Email Alerts with Grafana: Stop Finding Out About Downtime Too Late

Monitoring tutorial - IT technology blog
Monitoring tutorial - IT technology blog

Beautiful Dashboards, but the Server is Down and No One Knows

You just spent all week building a monitoring system with Prometheus and Grafana. CPU and RAM charts are dancing professionally on the big screen. However, at 2 AM, the database hangs, causing the website to go down completely. In the morning, you wake up to dozens of missed calls from your boss, while the dashboard shows a flat red line from several hours ago.

No matter how flashy a dashboard is, it’s still just passive monitoring. Without someone watching the screen, all that data is meaningless. What you really need is an active alerting mechanism. The system must know how to “ring the bell” to notify the person in charge as soon as an incident occurs.
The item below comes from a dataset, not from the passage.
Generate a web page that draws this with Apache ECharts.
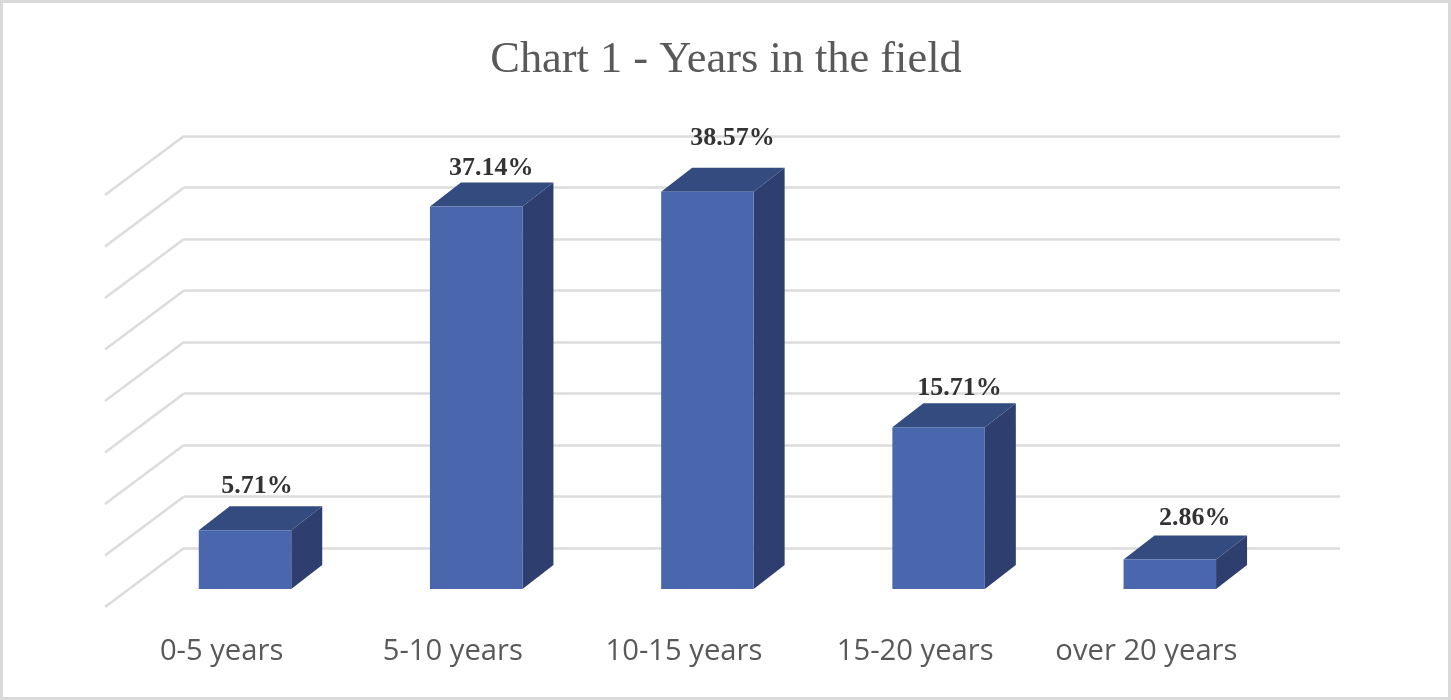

Why Do We Often Miss Incidents?

The fault usually lies not in the tools, but in suboptimal operational processes. In my experience, there are three main barriers to successful monitoring:

  • Siloed data: Metrics stay within the Prometheus database with no outgoing channel.
  • Hesitation to configure SMTP: Many people are wary of touching Grafana’s config files for fear of syntax errors or Gmail security issues.
  • Incorrect Thresholds: Alerts that are too sensitive cause noise, while those that are too late mean damage has already been done.

While Telegram or Slack are popular, Email remains an indispensable formal channel. It provides an audit trail for reporting and easily integrates into ticketing systems like Jira or ServiceNow.
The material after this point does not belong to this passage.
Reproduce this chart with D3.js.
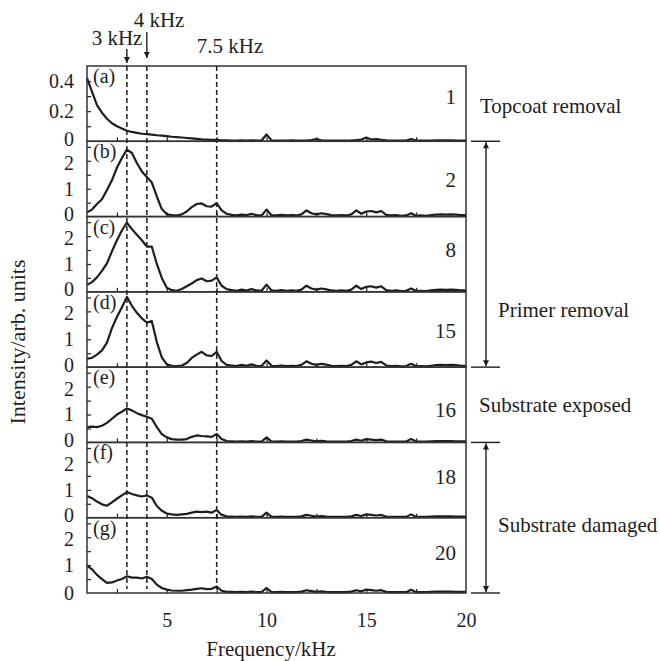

3 Steps to Configure Grafana Email Alerting

We will perform this on Grafana v9/v10 using the unified Alerting interface. The process includes: Configuring SMTP, setting up a Contact Point, and creating Alert Rules.

Step 1: Enable SMTP in the Configuration File

Grafana doesn’t send emails natively; it needs a Mail Server. If you’re using Gmail, you must create an App Password instead of using your personal password.

Open the terminal and edit the system configuration file:

sudo nano /etc/grafana/grafana.ini

Find the [smtp] section. Remove the semicolon ; at the beginning of each line to enable the following parameters:

[smtp]
enabled = true
host = smtp.gmail.com:587
user = [email protected]
password = your-16-character-app-password
from_address = [email protected]
from_name = Grafana Monitor

Save the file and restart the service to apply the changes:

sudo systemctl restart grafana-server

Step 2: Create a Contact Point via the UI

Log in to Grafana, navigate to Alerting > Contact points, and follow these steps:

  1. Click + Add contact point and give it a recognizable name like Ops-Team-Email.
  2. In the Integration section, select Email.
  3. Enter the recipient email addresses, separated by commas.
  4. Click Test. If your inbox receives a test mail, the system is working correctly.

Step 3: Set Up a Practical Alert Rule

Let’s try creating an alert for when server CPU exceeds 90% for 5 minutes. Go to Alerting > Alert rules:

  • Query: Select Prometheus and enter 100 - (avg by (instance) (irate(node_cpu_seconds_total{mode="idle"}[5m])) * 100).
  • Evaluation behavior: Set For to 5m. This helps filter out cases where CPU just spikes for a few seconds and then drops.
  • Details: Name it “High CPU Usage” and add the label severity=critical.
  • Notifications: Select the Contact Point created in Step 2.

Field Experience: Avoiding the Alert Fatigue Trap

A common mistake I used to make was setting alerts for everything. CPU > 70% alerts, RAM > 80% alerts, Disk > 85% alerts. The result? I’d wake up to 500 emails. This is known as Alert Fatigue.

When your inbox is flooded with junk mail, you start ignoring them. By the time a truly critical incident occurs, it gets buried in that pile of trivial notifications. Apply these three golden rules:

  • Only alert when action is required: If CPU is high but the system handles it automatically, don’t send an email. Only alert when manual human intervention is needed.
  • Grouping: Instead of receiving 20 emails for 20 servers going down at once, configure a Notification Policy to receive 1 email listing all 20 servers.
  • Fine-tune thresholds periodically: Application loads change over time. Spend 15 minutes a week reviewing whether your alert thresholds are still appropriate.

Tips for Professional Operations Management

Instead of sending mail to individuals, use an Email Alias or Mailing List like [email protected]. This ensures that when staff leave or shifts change, you don’t have to manually update the configuration in Grafana.

Additionally, use a multi-channel approach. Use Telegram for “Warning” level alerts for quick resolution, and reserve Email for “Critical” levels for archival and auditing. Good luck with your setup, and may you sleep soundly without being startled by unexpected incidents!